The increase in the number of processor cores has opened up new opportunities to take advantage of the parallelism available in modern data-centric applications and workloads. On the other hand, parallelising programs is still an error-prone and challenging task for the typical programmer.
Novel programming/execution models, which ease the job of the programmer while expose the hardware resources to the compiler/runtime/OS stack, are key to unleash the parallelism potential of future applications. In recent years task-based programming models (e.g. OpenMP and OpenSs) have shown to be a scalable and flexible approach to extract task parallelism from applications.

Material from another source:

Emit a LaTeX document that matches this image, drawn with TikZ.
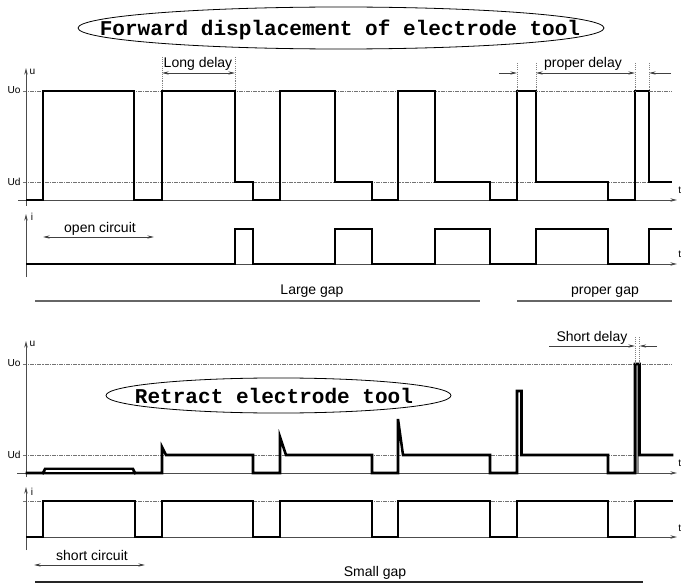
\documentclass[tikz,border=0pt]{standalone}
\usepackage{fontspec}
\setmainfont{Liberation Sans}
\newfontfamily\titlefont{Liberation Mono}
\usetikzlibrary{arrows.meta,shapes.geometric}
\begin{document}
\begin{tikzpicture}[x=0.75pt,y=-0.75pt,
  wave/.style={line width=1.9pt, line join=miter, line cap=rect},
  axisline/.style={line width=0.6pt, color=black!70},
  axarrow/.style={axisline, -{Stealth[length=5pt,width=2.6pt]}},
  refline/.style={line width=0.5pt, color=black!55, dash pattern=on 3pt off 0.8pt on 0.8pt off 0.8pt},
  vdot/.style={line width=0.5pt, color=black!50, dash pattern=on 0.8pt off 0.8pt},
  dimarrow/.style={line width=0.5pt, color=black!75, {Stealth[length=5pt,width=2.4pt]}-{Stealth[length=5pt,width=2.4pt]}},
  onearrow/.style={line width=0.5pt, color=black!75, -{Stealth[length=5pt,width=2.4pt]}},
  gapline/.style={line width=0.8pt, color=black!60},
  lbl/.style={font=\fontsize{10.5}{12}\selectfont, inner sep=0pt, anchor=base},
  slbl/.style={font=\fontsize{7.6}{9}\selectfont, inner sep=0pt},
  titletext/.style={font=\titlefont\bfseries\fontsize{15.8}{18}\selectfont, inner sep=0pt},
  titleoval/.style={draw, ellipse, line width=0.6pt, inner sep=0pt}]
\useasboundingbox (0,0) rectangle (683,585);

% ---------- titles ----------
\node[titleoval, minimum width=394.5pt, minimum height=31.5pt] (oval1) at (341,28) {};
\node[titletext] (title1) at (340,30) {Forward displacement of electrode tool};
\node[titleoval, minimum width=258.8pt, minimum height=26.3pt] (oval2) at (278.5,395.5) {};
\node[titletext] (title2) at (274,396) {Retract electrode tool};

% ---------- reference (dash-dot) lines ----------
\draw[refline] (23,91) -- (672,91);
\draw[refline] (23,182) -- (672,182);
\draw[refline] (23,364) -- (672,364);
\draw[refline] (23,455) -- (672,455);
\draw[refline] (23,501) -- (672,501);

% ---------- axes ----------
\coordinate (u1b) at (26,206); \coordinate (u1t) at (26,68);
\coordinate (t1l) at (18,200); \coordinate (t1r) at (677,200);
\coordinate (i1b) at (26,277); \coordinate (i1t) at (26,214);
\coordinate (t2l) at (26,264); \coordinate (t2r) at (677,264);
\coordinate (u2b) at (26,477); \coordinate (u2t) at (26,341);
\coordinate (t3l) at (17,473); \coordinate (t3r) at (677,473);
\coordinate (i2b) at (26,550); \coordinate (i2t) at (26,487);
\coordinate (t4l) at (26,537); \coordinate (t4r) at (677,537);
\draw[axarrow] (u1b) -- (u1t);
\draw[axarrow] (t1l) -- (t1r);
\draw[axarrow] (i1b) -- (i1t);
\draw[axarrow] (t2l) -- (t2r);
\draw[axarrow] (u2b) -- (u2t);
\draw[axarrow] (t3l) -- (t3r);
\draw[axarrow] (i2b) -- (i2t);
\draw[axarrow] (t4l) -- (t4r);

% axis labels
\node[slbl] (lu1) at (32.5,72) {u};
\node[slbl] (li1) at (32,217) {i};
\node[slbl] (lu2) at (32.5,344) {u};
\node[slbl] (li2) at (32,492) {i};
\node[slbl, anchor=west] (lt1) at (678,190) {t};
\node[slbl, anchor=west] (lt2) at (678,254) {t};
\node[slbl, anchor=west] (lt3) at (678,463) {t};
\node[slbl, anchor=west] (lt4) at (678,528) {t};
\node[slbl] (luo1) at (14,90.5) {Uo};
\node[slbl] (lud1) at (14,181.5) {Ud};
\node[slbl] (luo2) at (14,363.5) {Uo};
\node[slbl] (lud2) at (14,454.5) {Ud};

% ---------- top voltage ----------
\draw[wave] (27,200)--(43,200)--(43,91)--(134,91)--(134,200)--(162,200)--(162,91)--(235,91)--(235,182)--(253,182)--(253,200)--(280,200)--(280,91)--(335,91)--(335,182)--(372,182)--(372,200)--(398,200)--(398,91)--(435,91)--(435,182)--(490,182)--(490,200)--(517,200)--(517,91)--(536,91)--(536,182)--(608,182)--(608,200)--(635,200)--(635,91)--(649,91)--(649,182)--(671,182);

% ---------- top current ----------
\draw[wave] (27,264)--(235,264)--(235,229)--(253,229)--(253,264)--(335,264)--(335,229)--(372,229)--(372,264)--(435,264)--(435,229)--(490,229)--(490,264)--(536,264)--(536,229)--(608,229)--(608,264)--(649,264)--(649,229)--(671,229);

% ---------- bottom voltage ----------
\fill[black!45] (635,473) rectangle (639,364);
\draw[wave] (27,473)--(162,473)--(162,447)--(166,455)--(253,455)--(253,473)--(280,473)--(280,437)--(286,455)--(372,455)--(372,473)--(398,473)--(398,419)--(403,455)--(490,455)--(490,473)--(517,473)--(517,391)--(521.5,391)--(521.5,455)--(608,455)--(608,473)--(635,473)--(635,364)--(639.5,364)--(639.5,455)--(672,455);
\draw[wave] (43,473)--(45,469)--(133,469)--(135,473);
\draw[white, line width=0.9pt] (46,471) -- (132,471);

% ---------- bottom current ----------
\draw[wave] (27,537)--(43,537)--(43,501)--(135,501)--(135,537)--(162,537)--(162,501)--(253,501)--(253,537)--(280,537)--(280,501)--(372,501)--(372,537)--(398,537)--(398,501)--(490,501)--(490,537)--(517,537)--(517,501)--(608,501)--(608,537)--(635,537)--(635,501)--(672,501);

% ---------- long delay ----------
\draw[vdot] (162,57) -- (162,91);
\draw[vdot] (235,57) -- (235,91);
\coordinate (ld1) at (162,73); \coordinate (ld2) at (235,73);
\draw[dimarrow] (ld1) -- (ld2);
\node[lbl] (longdelay) at (198,67.5) {Long delay};

% ---------- proper delay ----------
\draw[vdot] (517,63) -- (517,91);
\draw[vdot] (536,63) -- (536,91);
\draw[vdot] (635,63) -- (635,91);
\draw[vdot] (649,63) -- (649,91);
\coordinate (pd0) at (499,73); \coordinate (pd1) at (517,73);
\coordinate (pd2) at (536,73); \coordinate (pd3) at (635,73);
\coordinate (pd4) at (649,73); \coordinate (pd5) at (671,73);
\draw[onearrow] (pd0) -- (pd1);
\draw[dimarrow] (pd2) -- (pd3);
\draw[onearrow] (pd5) -- (pd4);
\node[lbl] (properdelay) at (583,68) {proper delay};

% ---------- short delay ----------
\draw[vdot] (635,337) -- (635,364);
\draw[vdot] (639.5,337) -- (639.5,364);
\coordinate (sd0) at (549,346); \coordinate (sd1) at (635,346);
\coordinate (sd2) at (639.5,346); \coordinate (sd3) at (657,346);
\draw[onearrow] (sd0) -- (sd1);
\draw[onearrow] (sd3) -- (sd2);
\node[lbl] (shortdelay) at (592,341.5) {Short delay};

% ---------- open / short circuit ----------
\coordinate (oc1) at (43,237); \coordinate (oc2) at (154,237);
\draw[dimarrow] (oc1) -- (oc2);
\node[lbl] (opencirc) at (100,232.5) {open circuit};
\coordinate (sc1) at (34,565); \coordinate (sc2) at (145,565);
\draw[dimarrow] (sc1) -- (sc2);
\node[lbl] (shortcirc) at (92,560.5) {short circuit};

% ---------- gaps ----------
\coordinate (lg1) at (35,301); \coordinate (lg2) at (480,301);
\draw[gapline] (lg1) -- (lg2);
\node[lbl] (largegap) at (312,295) {Large gap};
\coordinate (pg1) at (517,301); \coordinate (pg2) at (672,301);
\draw[gapline] (pg1) -- (pg2);
\node[lbl] (propergap) at (605,295) {proper gap};
\coordinate (sg1) at (35,582); \coordinate (sg2) at (643,582);
\draw[gapline, color=black!85] (sg1) -- (sg2);
\node[lbl] (smallgap) at (375,576) {Small gap};
\end{tikzpicture}
\end{document}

MPP 2016 brings together researchers and practitioners interested in developing novel computational models for parallel programming and architectures. Given the growing interest in task parallelism programming and execution models, MPP 2016 dedicated this edition to such programming model. Nevertheless, authors are also encouraged to submit original works that include but are not limited to:
- Novel Execution models and languages for parallelism exploitation;
- Languages, compilers and parallelism extraction tools;
- Heterogeneous programming models;
- Scheduling and Placement Algorithms for Parallel Programming models;
- Novel Parallel Programming Techniques;
- Novel Parallel Architectures;
- Error Detection/Recovery for Parallel Programming Models;
- Theoretical Analysis of Parallelism.
MPP 2016 will be held in conjunction with the 28th International Symposium on Computer Architecture and High Performance Computing (SBAC-PAD 2016), at Marina del Rey Marriott, Los Angeles, USA.
The proceedings of MPP will be submitted to IEEE Xplore and Computer Society Digital Library.